I was at a meeting today and, for reasons I really don’t need to go into, the phrase “just a teacher” kept coming up. As in “not a manager, just a teacher.”

I have taken this out of context and I know that it wasn’t that simple a distinction being made, but the phrase stuck with me a little, as did the idea that somehow being a teacher is inferior to being a manager of teachers.

So it was with no little sense of irony then that I saw (or rather saw again) a poster in the train station saying, effectively, that in four years a new teacher could become a manager.

Not that there’s anything wrong with being a manager, of course. Not at all. But there’s equally nothing wrong with being “just a teacher”. After all, that’s the main job in education, isn’t it: surely you don’t go into education with the express aim of achieving manager status, do you? Or is that just me?

Just a thought, really, just a thought.




  1. I’m glad you pointed that out. It’s such a maddening phrase and so reflective of the status given to some roles over others – completely unnecessarily.

    I find it really frustrating that the only career progression for a lot of teachers (and many other professionals) is management which actually takes a load of different skills to teaching. I wish it was more socially acceptable (and rewarding) to stay ‘just a teacher’ and become an expert in your field.

  2. I also completely agree, I’ve thought this a lot before, and have caught myself saying it, even recently. I guess by “progressing up the career ladder” as it were, it could show that you have additional skills, like managerial AND teacher skills. But as Esther says, the whole career ladder thing is questionable in itself, lots of people don’t necessarily want to be a manager, and also I don’t think there’s an inherent link between being a good teacher and being a good manager.

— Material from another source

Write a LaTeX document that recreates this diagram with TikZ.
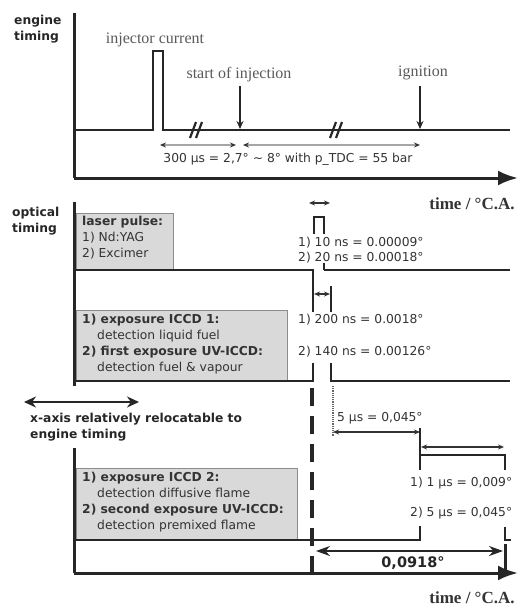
\documentclass[tikz,border=0pt]{standalone}
\usepackage{fontspec}
\setmainfont{Liberation Serif}
\setsansfont{DejaVu Sans}
\usetikzlibrary{arrows.meta}
\begin{document}
\begin{tikzpicture}[x=1pt,y=-1pt,
  ax/.style={line width=3pt, draw=black!85},
  tr/.style={line width=2.8pt, draw=black!85, line join=miter},
  dim/.style={line width=1.3pt, draw=black!80, {Stealth[length=6pt,width=5pt]}-{Stealth[length=6pt,width=5pt]}},
  gdim/.style={line width=1.6pt, draw=black!35, {Stealth[length=6pt,width=5pt,black!80]}-{Stealth[length=6pt,width=5pt,black!80]}},
  bigax/.style={line width=3pt, draw=black!85, -{Latex[length=20pt,width=15pt]}},
  sans/.style={font=\sffamily\fontsize{12.3}{16}\selectfont, text=black!80, inner sep=0pt},
  sansb/.style={font=\sffamily\bfseries\fontsize{12.3}{16}\selectfont, text=black!85, inner sep=0pt, align=left},
  ser/.style={font=\rmfamily\fontsize{16}{18}\selectfont, text=black!65, inner sep=0pt},
  tca/.style={font=\rmfamily\bfseries\fontsize{17}{19}\selectfont, text=black!80, inner sep=0pt},
  graybox/.style={fill=black!15, draw=black!45, line width=1pt},
  brk/.style={line width=2.2pt, draw=black!85},
]
\useasboundingbox (0,0) rectangle (522,607);

% ================= ENGINE TIMING =================
\node[sansb, anchor=north west] (engl) at (14,15) {engine\\timing};
\draw[ax] (74,13) -- (74,178);
\draw[bigax] (74,178) -- (518,178);
\node[tca] (tca1) at (472,204) {time / °C.A.};

% injector pulse trace
\draw[tr] (74,130) -- (153,130) -- (153,51) -- (163,51) -- (163,130) -- (510,130);
\node[ser] (inj) at (155,40) {injector current};

% break marks
\foreach \bx in {197,337}{
  \draw[brk] (\bx-7,138) -- (\bx-1,122);
  \draw[brk] (\bx-1,138) -- (\bx+5,122);
}

% start of injection, ignition
\node[ser] (soi) at (239,75) {start of injection};
\coordinate (soiA) at (240,86);
\coordinate (soiB) at (240,129);
\draw[line width=2pt, draw=black!85, -{Stealth[length=8pt,width=7pt]}] (soiA) -- (soiB);
\node[ser] (ign) at (423,73) {ignition};
\coordinate (ignA) at (420,86);
\coordinate (ignB) at (420,129);
\draw[line width=2pt, draw=black!85, -{Stealth[length=8pt,width=7pt]}] (ignA) -- (ignB);

% top dimension
\draw[gdim] (160,145) -- (236,145);
\draw[gdim] (243,145) -- (420,145);
\node[sans] (tdim) at (288,159) {300 µs = 2,7° \textasciitilde{} 8° with p\_TDC = 55 bar};

% ================= OPTICAL TIMING =================
\node[sansb, anchor=north west] (optl) at (12,207) {optical\\timing};
\draw[ax] (74,202) -- (74,386);

% laser pulse box
\draw[graybox] (76,213) rectangle (173,270);
\node[sans, anchor=north west, align=left] (lasbox) at (82,216)
  {\textbf{laser pulse:}\\1) Nd:YAG\\2) Excimer};

% laser trace
\draw[tr] (74,270) -- (314,270);
\draw[tr] (324,270) -- (510,270);
\draw[tr] (314,234) -- (314,217) -- (324,217) -- (324,234);
\draw[tr] (324,263) -- (324,270);
\draw[dim] (309,203) -- (330,203);
\node[sans, anchor=west] (l1) at (298,243) {1) 10 ns = 0.00009°};
\node[sans, anchor=west] (l2) at (298,258) {2) 20 ns = 0.00018°};

% ICCD 1 box
\draw[graybox] (76,310) rectangle (287,381);
\node[sans, anchor=north west, align=left] (iccd1) at (82,314)
  {\textbf{1) exposure ICCD 1:}\\\hspace*{15pt}detection liquid fuel\\\textbf{2) first exposure UV-ICCD:}\\\hspace*{15pt}detection fuel \& vapour};

% ICCD 1 gate
\draw[tr] (74,381) -- (313,381) -- (313,363);
\draw[tr] (313,312) -- (313,270);
\draw[tr] (331,286) -- (331,312);
\draw[tr] (331,363) -- (331,381) -- (510,381);
\draw[dim] (314,294) -- (330,294);
\node[sans, anchor=west] (g1) at (298,320) {1) 200 ns = 0.0018°};
\node[sans, anchor=west] (g2) at (298,352) {2) 140 ns = 0.00126°};

% dotted connector and 5 us delay
\draw[line width=1.2pt, draw=black!60, densely dotted] (333,386) -- (333,436);
\node[sans, anchor=west] (d5) at (337,418) {5 µs = 0,045°};
\draw[dim] (333,432) -- (420,432);

% ================= LOWER PLOT =================
\draw[line width=2pt, draw=black!85, {Stealth[length=12pt,width=11pt]}-{Stealth[length=12pt,width=11pt]}] (24,402) -- (139,402);
\node[sansb, anchor=west, align=left] (reloc) at (30,427)
  {x-axis relatively relocatable to\\engine timing};

\draw[ax] (74,448) -- (74,573);
\draw[bigax] (74,573) -- (518,573);
\node[tca] (tca2) at (472,598) {time / °C.A.};

\draw[graybox] (76,468) rectangle (297,540);
\node[sans, anchor=north west, align=left] (iccd2) at (82,472)
  {\textbf{1) exposure ICCD 2:}\\\hspace*{15pt}detection diffusive flame\\\textbf{2) second exposure UV-ICCD:}\\\hspace*{15pt}detection premixed flame};

% ICCD 2 gate
\draw[tr] (74,540) -- (420,540) -- (420,526);
\draw[tr] (420,470) -- (420,428);
\draw[tr] (420,455) -- (505,455) -- (505,470);
\draw[tr] (505,527) -- (505,540) -- (511,540);
\draw[line width=3pt, draw=black!85] (505,544) -- (505,573);
\draw[dim] (421,447) -- (504,447);
\node[sans, anchor=west] (h1) at (410,483) {1) 1 µs = 0,009°};
\node[sans, anchor=west] (h2) at (410,513) {2) 5 µs = 0,045°};

% dashed reference line
\draw[line width=3.5pt, draw=black!85, dash pattern=on 18pt off 10pt] (312,388) -- (312,574);

% total
\draw[line width=2pt, draw=black!85, {Stealth[length=14pt,width=10pt]}-{Stealth[length=14pt,width=10pt]}] (316,551) -- (503,551);
\node[font=\sffamily\bfseries\fontsize{14.5}{17}\selectfont, text=black!85, inner sep=0pt] (tot) at (413,563) {0,0918°};
\end{tikzpicture}
\end{document}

  3. I am a manager…just a manager…I just about manage. I do a little teaching.

    I just stopped by to make the point that teachers are actually managers/ charged with managing the learning process and responsible for the progress of their students.

    1. But the “managing learning” skills of the teacher are different to the “managing people as employees” skills. They have different concerns and priorities.

      But this wasn’t meant as dig at managers, more that actually there’s nothing bad about being a teacher!